There’s a long line of history that most everyone on both sides of the camp are uninformed of.  Socrates sought truth by denying he had it, and asking others for it. Good start I suppose, humanity generally finds humility agreeable.  The Catholic Church defined the order of method of truth-finding to be: explicit in the Bible itself, co-equal with tradition, reason and papal statements ex cathedra. I’ve been told Wesley edited these 4 to have an ordered precedence, from Biblically clear statements, tradition, reason and then personal experience.

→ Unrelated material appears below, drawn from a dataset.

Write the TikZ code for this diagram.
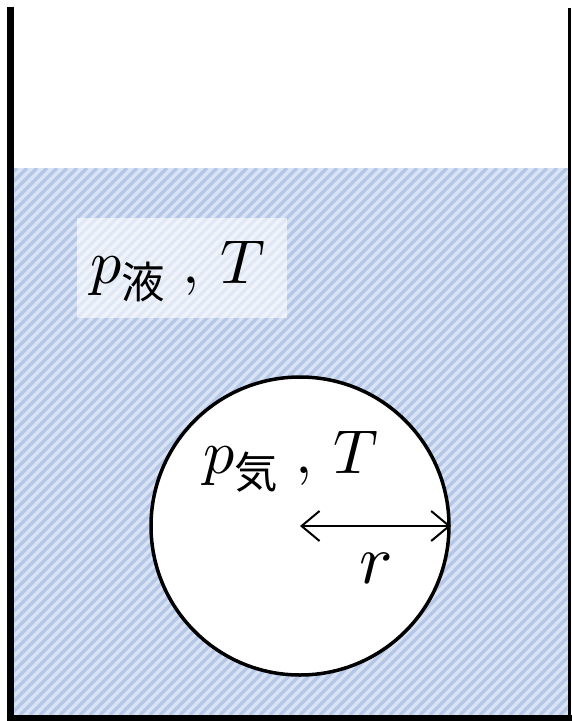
\documentclass[tikz,border=0pt]{standalone}
\usepackage{amsmath}
\usepackage{unicode-math}
\setmathfont{Latin Modern Math}
\newfontfamily\cjk{Noto Sans CJK JP}
\usetikzlibrary{arrows.meta}

\definecolor{waterbg}{HTML}{DAE3F3}
\definecolor{waterline}{HTML}{B4C7E7}

\tikzset{
    wall/.style={line width=#1, line cap=rect},
    label/.style={font=\fontsize{62}{72}\selectfont, inner sep=0pt},
    stripe/.style={waterline, line width=3.5pt},
    barb/.tip={Straight Barb[length=18pt,width=30pt]},
}

\begin{document}
\begin{tikzpicture}[x=1pt,y=-1pt]
        \useasboundingbox (0,0) rectangle (571,721);

        % water in the vessel
        \fill[waterbg] (14,168) rectangle (568,715);
        \begin{scope}
            \clip (14,168) rectangle (568,715);
            \foreach \s in {-540,-530,...,570}
                \draw[stripe] (\s,715) -- (\s+547,168);
        \end{scope}

        % vessel
        \draw[wall=7pt] (10.5,10.5) -- (10.5,717.5);
        \draw[wall=6pt] (10.5,718) -- (569.5,718);
        \draw[wall=3pt] (569.5,9.5) -- (569.5,718);

        % bubble
        \node[circle, draw, line width=3.5pt, fill=white, minimum size=298pt, inner sep=0pt] (bubble) at (300,526) {};

        % labels
        \node[fill=white, fill opacity=0.6, text opacity=1, minimum width=210pt, minimum height=100pt] (liquid) at (182,268) {};
        \node[label] (pliquid) at (178,272) {$p_{\text{\cjk 液}}\;,\,T$};
        \node[label] (pgas) at (291,462) {$p_{\text{\cjk 気}}\;,\,T$};

        \draw[line width=2pt, barb-barb]
            (bubble.center) -- node[label, font=\fontsize{70}{80}\selectfont, below=26pt] (radius) {$r$} (bubble.east);

\end{tikzpicture}
\end{document}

Taking this quadratum for truth-finding (though more clearly: simply a method by which we put confidence in propositions as being correspondent with external, independent reality) seems rather clear. First, we listen to the one who made reality, then we listen to those who’ve studied it through the years, then we listen to our studies and thoughts on it, then we listen to how it works when lived out in our context. Each iteration starts as widely as can be had, rather than starting within my own little bubble.

Then the role of science is in the category of our reason. Reason unbounded is like emotion unbounded: they are both guides we follow, but neither absolutely. We can only absolutely follow the absolute body of absolute, complete knowledge. And since our experience is more than content-knowledge, but relational, I’m stuck making this set of all knowledge into a personal being. And since independency is required of knowledge, and relationship is one of dependency, I’m stuck making this personal, all-knowing reality multiply-united: the Triune God. If my reason gets me this far by studying life, and if the Scientist reason gets them as far as they are by studying the ‘hard sciences,’ then we need to understand the unity of this external reality: how both of our views unite in the context of both.

If my Christianity has a place for reason, then I must follow it, not fear it like a plague. Science-ism has no place for the soft-sciences, but even itself is ruled by the hard-sciences, by their unwavering commitment to denial of independent reality being being more than content-knowledge.